Pallante doesn’t like the word “reform,” which “has a negative connotations, like there’s something wrong with the law,” she said. But she has been talking a lot lately about changing the way the United States deals with copyright. Early in March, she delivered a prestigious lecture on the “Next Great Copyright Act” at Columbia Law School, where she began by talking about the work her predecessors had done to shape and revise these laws. (Although two of the previous registrars were women, you do get the sense that Pallante spends a lot of time in the company of old white guys, dead and alive.) Later last month, she testified before the US Congress on her “Call for Updates to US Copyright Law.”
On each of these occasions, as well as at Fordham, her basic message has been the same: Copyright law in the United States needs to undergo a major retooling. It’s Congress that needs to do this work.
She’s not the only one saying this.
The other people who are asking Congress to please, please step in, she points out, are the judges who, in courts across the country, are dealing with copyright cases. These judges have been struggling to twist the law of land to answer questions of art, money, and ownership in a digital age, and they have been pointedly saying that these questions would “be more appropriately decided by Congress,” in the words of one judge. Another noted, quite delicately, that “legislative clarification…would therefore be most welcome.”
Here is a partial list of areas that Pallante has identified as needing at least a little bit of spit-and-shine work: legal streaming, public performance law, orphan works, collective licensing, first sale rights, incidental copies, statutory damages. Here is a partial list of the interested parties she’s thinking about: authors who don’t know they’re supposed to register, libraries, archives, people with print disabilities, educational institutions, courts that are “doing legal gymnastics” in order to apply 20th century laws to 21st century problems, startup tech companies that don’t know what they can do with other people’s content. (Apparently this last group calls the copyright office’s help line quite often.)
In pushing for “the next great copyright act,” Pallante is trying to make the point that all of these issues are connected and that dealing with them separately may only make a greater practical and political hash out of copyright and intellectual property laws. One of the problems with the Stop Online Piracy Act and the Protect Intellectual Property Act–the proposals that sparked massive protests from Internet activists last year–was that they addressed only one of the many issues riddling copyright law. “SOPA and PIPA in some ways are the point,” Pallante said. “It was enforcement with a capital E, and 75 percent of what we’re talking about has nothing to do with enforcement.”
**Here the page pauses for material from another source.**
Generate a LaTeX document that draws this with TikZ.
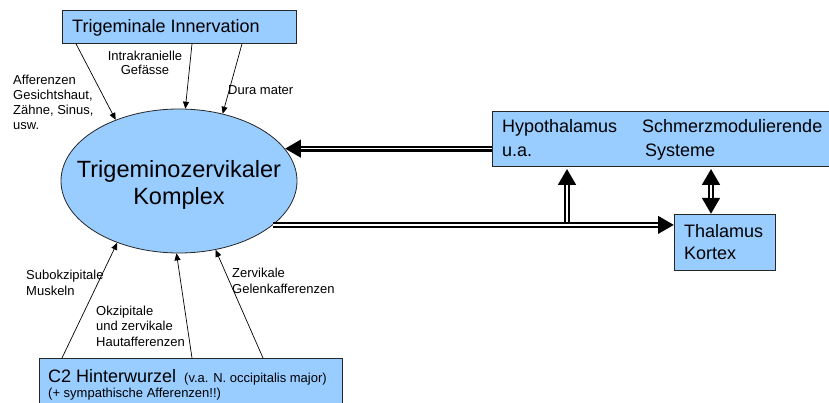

Her argument is that there’s a better and calmer way to untangle the mess that the Internet has made of copyright practices. She wants to get all the issues out on the table and sort through them. Which are priorities? Which must Congress deal with? Which can courts handle on their own? Pallante’s making it her job to push for “a forward-looking blueprint”–for a law that looks ahead and tries to anticipate the issues that technology could dredge up, rather than react to them years afterwards. In her Columbia talk, Pallante noted that after the 1976 law was finally in place, one of her predecessors, Barbara Ringer, “acknowledged the shortcomings of the new law, calling it ‘a good 1950 copyright law.'” Pallante wants the new law for which she’s pushing to actually feel new.
Disclosure: CJR has received funding from the Motion Picture Association of America (MPAA) to cover intellectual-property issues, but the organization has no influence on the content.